Entries with chart source code
--------
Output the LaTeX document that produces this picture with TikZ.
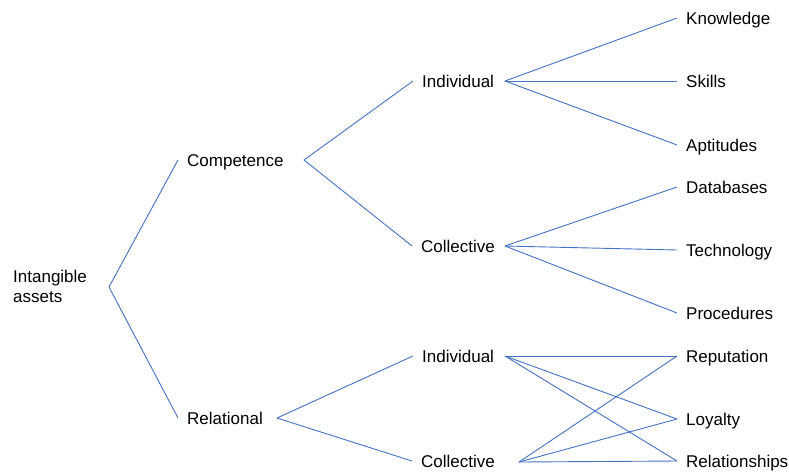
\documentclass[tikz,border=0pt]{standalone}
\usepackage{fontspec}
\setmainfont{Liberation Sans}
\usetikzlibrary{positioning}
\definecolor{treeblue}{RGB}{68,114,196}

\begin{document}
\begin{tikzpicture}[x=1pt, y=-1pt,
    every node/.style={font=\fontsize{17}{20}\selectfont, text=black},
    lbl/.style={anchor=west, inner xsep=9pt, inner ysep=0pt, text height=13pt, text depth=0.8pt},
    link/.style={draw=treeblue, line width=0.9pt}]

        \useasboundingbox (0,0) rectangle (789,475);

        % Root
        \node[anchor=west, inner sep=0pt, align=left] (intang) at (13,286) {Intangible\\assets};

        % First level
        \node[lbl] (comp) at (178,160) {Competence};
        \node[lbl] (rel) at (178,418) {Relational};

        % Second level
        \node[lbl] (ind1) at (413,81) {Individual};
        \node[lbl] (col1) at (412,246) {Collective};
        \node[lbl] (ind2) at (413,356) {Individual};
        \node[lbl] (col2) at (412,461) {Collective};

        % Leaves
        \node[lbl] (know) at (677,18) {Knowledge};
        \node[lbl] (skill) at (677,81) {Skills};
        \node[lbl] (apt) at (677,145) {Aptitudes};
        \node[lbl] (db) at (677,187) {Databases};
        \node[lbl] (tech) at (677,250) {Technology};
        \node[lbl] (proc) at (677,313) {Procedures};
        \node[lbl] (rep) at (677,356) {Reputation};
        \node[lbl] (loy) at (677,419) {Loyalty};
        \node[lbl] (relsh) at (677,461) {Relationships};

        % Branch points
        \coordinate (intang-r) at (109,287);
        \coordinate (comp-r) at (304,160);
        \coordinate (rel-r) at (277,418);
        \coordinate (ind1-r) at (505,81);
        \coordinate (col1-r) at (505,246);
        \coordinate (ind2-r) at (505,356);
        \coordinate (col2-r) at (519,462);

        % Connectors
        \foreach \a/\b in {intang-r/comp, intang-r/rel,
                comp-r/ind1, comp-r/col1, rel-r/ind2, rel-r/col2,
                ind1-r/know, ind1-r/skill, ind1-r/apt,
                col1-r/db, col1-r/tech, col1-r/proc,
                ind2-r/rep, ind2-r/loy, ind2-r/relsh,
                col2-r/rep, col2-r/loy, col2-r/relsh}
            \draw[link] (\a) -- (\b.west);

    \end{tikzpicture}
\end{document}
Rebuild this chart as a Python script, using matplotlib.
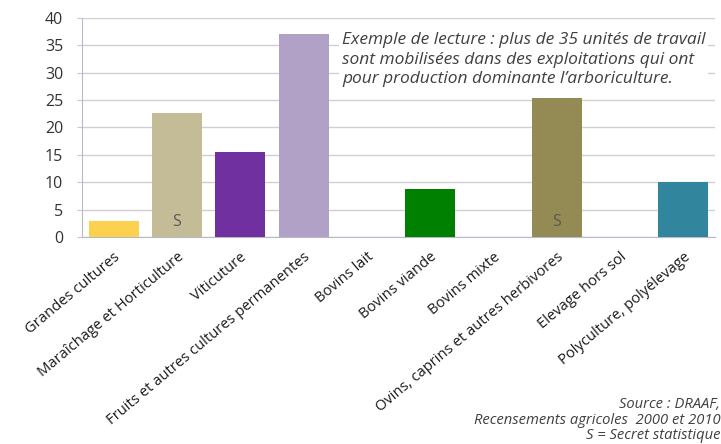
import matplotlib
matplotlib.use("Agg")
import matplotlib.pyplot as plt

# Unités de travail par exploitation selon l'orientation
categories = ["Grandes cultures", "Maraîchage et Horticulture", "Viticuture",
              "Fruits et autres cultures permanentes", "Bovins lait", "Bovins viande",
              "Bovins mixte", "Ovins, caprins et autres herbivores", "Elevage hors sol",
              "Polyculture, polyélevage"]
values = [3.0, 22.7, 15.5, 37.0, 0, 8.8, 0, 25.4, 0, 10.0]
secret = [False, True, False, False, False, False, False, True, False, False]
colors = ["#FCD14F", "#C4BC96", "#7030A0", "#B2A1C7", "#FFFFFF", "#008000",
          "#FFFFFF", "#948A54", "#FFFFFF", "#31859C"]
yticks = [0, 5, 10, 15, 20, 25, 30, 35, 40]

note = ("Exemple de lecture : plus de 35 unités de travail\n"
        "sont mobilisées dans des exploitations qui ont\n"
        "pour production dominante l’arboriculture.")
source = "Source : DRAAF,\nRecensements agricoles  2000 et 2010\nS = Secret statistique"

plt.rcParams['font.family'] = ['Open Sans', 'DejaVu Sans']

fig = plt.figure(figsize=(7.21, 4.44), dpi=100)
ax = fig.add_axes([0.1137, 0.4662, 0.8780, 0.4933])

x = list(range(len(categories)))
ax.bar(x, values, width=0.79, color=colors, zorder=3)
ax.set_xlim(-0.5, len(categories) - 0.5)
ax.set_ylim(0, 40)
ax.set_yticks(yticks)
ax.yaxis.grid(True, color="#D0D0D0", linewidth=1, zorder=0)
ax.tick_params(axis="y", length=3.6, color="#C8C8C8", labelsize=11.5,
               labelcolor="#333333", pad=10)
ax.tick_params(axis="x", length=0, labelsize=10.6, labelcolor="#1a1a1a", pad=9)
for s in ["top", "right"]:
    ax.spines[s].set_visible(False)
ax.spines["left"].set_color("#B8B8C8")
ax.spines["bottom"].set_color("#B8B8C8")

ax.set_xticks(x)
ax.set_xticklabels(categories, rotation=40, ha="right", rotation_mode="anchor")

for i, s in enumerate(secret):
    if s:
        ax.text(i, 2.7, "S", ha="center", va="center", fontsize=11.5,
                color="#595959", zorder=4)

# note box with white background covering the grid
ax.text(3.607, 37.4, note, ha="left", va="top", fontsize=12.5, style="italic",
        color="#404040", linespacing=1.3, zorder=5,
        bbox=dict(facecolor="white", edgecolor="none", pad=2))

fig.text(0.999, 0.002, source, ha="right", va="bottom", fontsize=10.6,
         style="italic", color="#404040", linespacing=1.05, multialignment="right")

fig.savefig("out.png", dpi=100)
--------
▸ **What this task involves**: Omit every picture, then repeat the remaining data exactly as it appears above.

▸ **Answer**:
Output the LaTeX document that produces this picture with TikZ.
\documentclass[tikz,border=0pt]{standalone}
\usepackage{fontspec}
\setmainfont{Liberation Sans}
\usetikzlibrary{positioning}
\definecolor{treeblue}{RGB}{68,114,196}

\begin{document}
\begin{tikzpicture}[x=1pt, y=-1pt,
    every node/.style={font=\fontsize{17}{20}\selectfont, text=black},
    lbl/.style={anchor=west, inner xsep=9pt, inner ysep=0pt, text height=13pt, text depth=0.8pt},
    link/.style={draw=treeblue, line width=0.9pt}]

        \useasboundingbox (0,0) rectangle (789,475);

        % Root
        \node[anchor=west, inner sep=0pt, align=left] (intang) at (13,286) {Intangible\\assets};

        % First level
        \node[lbl] (comp) at (178,160) {Competence};
        \node[lbl] (rel) at (178,418) {Relational};

        % Second level
        \node[lbl] (ind1) at (413,81) {Individual};
        \node[lbl] (col1) at (412,246) {Collective};
        \node[lbl] (ind2) at (413,356) {Individual};
        \node[lbl] (col2) at (412,461) {Collective};

        % Leaves
        \node[lbl] (know) at (677,18) {Knowledge};
        \node[lbl] (skill) at (677,81) {Skills};
        \node[lbl] (apt) at (677,145) {Aptitudes};
        \node[lbl] (db) at (677,187) {Databases};
        \node[lbl] (tech) at (677,250) {Technology};
        \node[lbl] (proc) at (677,313) {Procedures};
        \node[lbl] (rep) at (677,356) {Reputation};
        \node[lbl] (loy) at (677,419) {Loyalty};
        \node[lbl] (relsh) at (677,461) {Relationships};

        % Branch points
        \coordinate (intang-r) at (109,287);
        \coordinate (comp-r) at (304,160);
        \coordinate (rel-r) at (277,418);
        \coordinate (ind1-r) at (505,81);
        \coordinate (col1-r) at (505,246);
        \coordinate (ind2-r) at (505,356);
        \coordinate (col2-r) at (519,462);

        % Connectors
        \foreach \a/\b in {intang-r/comp, intang-r/rel,
                comp-r/ind1, comp-r/col1, rel-r/ind2, rel-r/col2,
                ind1-r/know, ind1-r/skill, ind1-r/apt,
                col1-r/db, col1-r/tech, col1-r/proc,
                ind2-r/rep, ind2-r/loy, ind2-r/relsh,
                col2-r/rep, col2-r/loy, col2-r/relsh}
            \draw[link] (\a) -- (\b.west);

    \end{tikzpicture}
\end{document}
Rebuild this chart as a Python script, using matplotlib.
import matplotlib
matplotlib.use("Agg")
import matplotlib.pyplot as plt

# Unités de travail par exploitation selon l'orientation
categories = ["Grandes cultures", "Maraîchage et Horticulture", "Viticuture",
              "Fruits et autres cultures permanentes", "Bovins lait", "Bovins viande",
              "Bovins mixte", "Ovins, caprins et autres herbivores", "Elevage hors sol",
              "Polyculture, polyélevage"]
values = [3.0, 22.7, 15.5, 37.0, 0, 8.8, 0, 25.4, 0, 10.0]
secret = [False, True, False, False, False, False, False, True, False, False]
colors = ["#FCD14F", "#C4BC96", "#7030A0", "#B2A1C7", "#FFFFFF", "#008000",
          "#FFFFFF", "#948A54", "#FFFFFF", "#31859C"]
yticks = [0, 5, 10, 15, 20, 25, 30, 35, 40]

note = ("Exemple de lecture : plus de 35 unités de travail\n"
        "sont mobilisées dans des exploitations qui ont\n"
        "pour production dominante l’arboriculture.")
source = "Source : DRAAF,\nRecensements agricoles  2000 et 2010\nS = Secret statistique"

plt.rcParams['font.family'] = ['Open Sans', 'DejaVu Sans']

fig = plt.figure(figsize=(7.21, 4.44), dpi=100)
ax = fig.add_axes([0.1137, 0.4662, 0.8780, 0.4933])

x = list(range(len(categories)))
ax.bar(x, values, width=0.79, color=colors, zorder=3)
ax.set_xlim(-0.5, len(categories) - 0.5)
ax.set_ylim(0, 40)
ax.set_yticks(yticks)
ax.yaxis.grid(True, color="#D0D0D0", linewidth=1, zorder=0)
ax.tick_params(axis="y", length=3.6, color="#C8C8C8", labelsize=11.5,
               labelcolor="#333333", pad=10)
ax.tick_params(axis="x", length=0, labelsize=10.6, labelcolor="#1a1a1a", pad=9)
for s in ["top", "right"]:
    ax.spines[s].set_visible(False)
ax.spines["left"].set_color("#B8B8C8")
ax.spines["bottom"].set_color("#B8B8C8")

ax.set_xticks(x)
ax.set_xticklabels(categories, rotation=40, ha="right", rotation_mode="anchor")

for i, s in enumerate(secret):
    if s:
        ax.text(i, 2.7, "S", ha="center", va="center", fontsize=11.5,
                color="#595959", zorder=4)

# note box with white background covering the grid
ax.text(3.607, 37.4, note, ha="left", va="top", fontsize=12.5, style="italic",
        color="#404040", linespacing=1.3, zorder=5,
        bbox=dict(facecolor="white", edgecolor="none", pad=2))

fig.text(0.999, 0.002, source, ha="right", va="bottom", fontsize=10.6,
         style="italic", color="#404040", linespacing=1.05, multialignment="right")

fig.savefig("out.png", dpi=100)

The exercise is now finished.